También estaban la escuela, los días terribles de las burlas, las risas a su espalda y los golpes. Aprendió rápidamente el significado de la soledad y el desprecio. Su mamá no supo legarle herramientas para defenderse, y el personal docente fingía no ver ni escuchar. Sin embargo, eso no fue pretexto para que ella siguiera luchando por cumplir sus sueños. A los 15 años ya se sentía preparada para enfrentar el mundo: se puso su mejor vestido, sus tacones, y salió a desafiarlo todo.
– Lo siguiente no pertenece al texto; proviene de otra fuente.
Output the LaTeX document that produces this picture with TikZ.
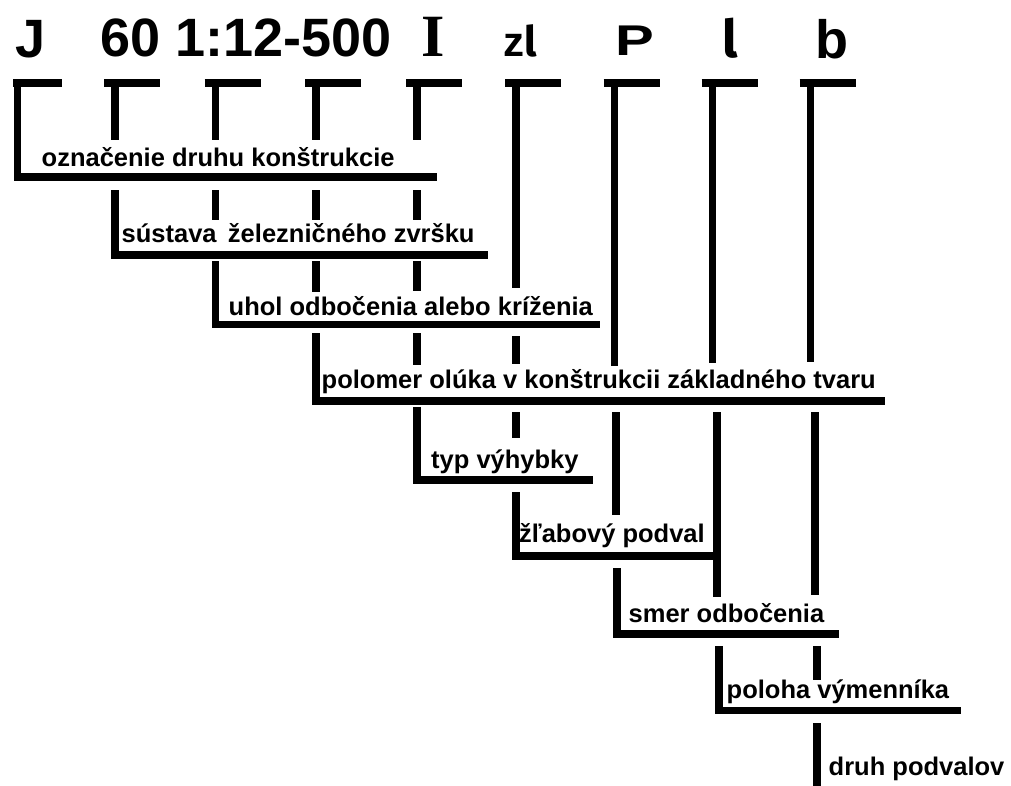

Lo que no sabía era que ese mundo aún no estaba preparado para ella. Carla nació en un cuerpo con genitales masculinos. Por eso la nombraron varón, la identificaron como tal al nacer y le asignaron roles de hombre mientras crecía. Pero ella se negó sistemáticamente, tanto que se transformó en defensora de derechos de las mujeres transgénero en su ciudad natal. Pero el patriarcado no perdona a sus hijas rebeldes, a las disidentes, a los cuerpos que se niegan a asumir el mandato de poder que los hombres creen tener por naturaleza o por mandato divino. Carla pagó ese desacato con su vida. Su novio la asesinó a puñaladas.
Aun muerta le siguen negando el derecho a llamarse Carla. Durante el proceso legal, el juez de sentencia nunca permitió que el caso se llevara por femicidio. Tampoco aceptó en el proceso un peritaje sobre crímenes de género y derechos de la comunidad LGBTI. Y como si todo esto resultara insuficiente, hace dos días, en el debate oral y público, prohibió que se nombrara a Carla como mujer y exigió que en su sala se refirieran a ella como hombre. La sentencia fue una forma más de recordarle ya no a Carla, sino a la sociedad, que ese tipo de desafío se paga y caro. Siete años recibió su agresor porque el juez consideró que fue homicidio preterintencional, es decir, que, cuando su exnovio le clavó la puñalada y la dejó desangrarse, no era su intención. «Fue sin querer». Solo le faltó decir: «Pobrecito».
Miles de mujeres transgénero de Guatemala viven sin que sus derechos sean reconocidos. Son expulsadas tempranamente de sus familias, excluidas del sistema educativo y de salud, invisibilizadas por un Estado que no les reconoce su identidad. No tienen posibilidades de ingresar al mercado formal de trabajo y, como queda claro, tampoco acceso a la justicia. Carla era una de ellas y hoy es una cifra más entre los crímenes de odio en este país. Su derecho a la identidad de género le fue negado en vida, y a la hora de su muerte fue enterrada con su nombre masculino.
Para que no se sigan repitiendo estas injusticias, las organizaciones Otrans Reinas de la Noche, Trans-Formación y Red Multicultural de Mujeres Trans (Redmmutrans) han construido una propuesta de ley que demanda el derecho de todas las personas a ser tratadas de acuerdo con su identidad de género. Esta propone que ellas puedan solicitar en el Renap la rectificación registral del sexo, el cambio de nombre e imagen cuando no coincidan con su identidad de género autopercibida y que su DPI responda a su identidad. Estas medidas allanarán el camino para que puedan trabajar, para que sus títulos académicos se les reconozcan, para que cuando la policía les haga el alto mientras van conduciendo no las fastidien con que el documento que presentan no es de ellas. En definitiva, para que la vida se les haga menos violenta.
Está claro que el concepto de justicia patriarcal reproduce la violencia estructural y excluyente y que por eso el marco legal guatemalteco debe cambiar radicalmente y responder a las necesidades de su sociedad. Sin embargo, en paralelo, nosotros y nosotras deberíamos irnos despojando de miradas prejuiciosas, de actitudes violatorias de derechos y de silencios que nos vuelven cómplices. Solo así lograremos construir un país donde todas las vidas importen.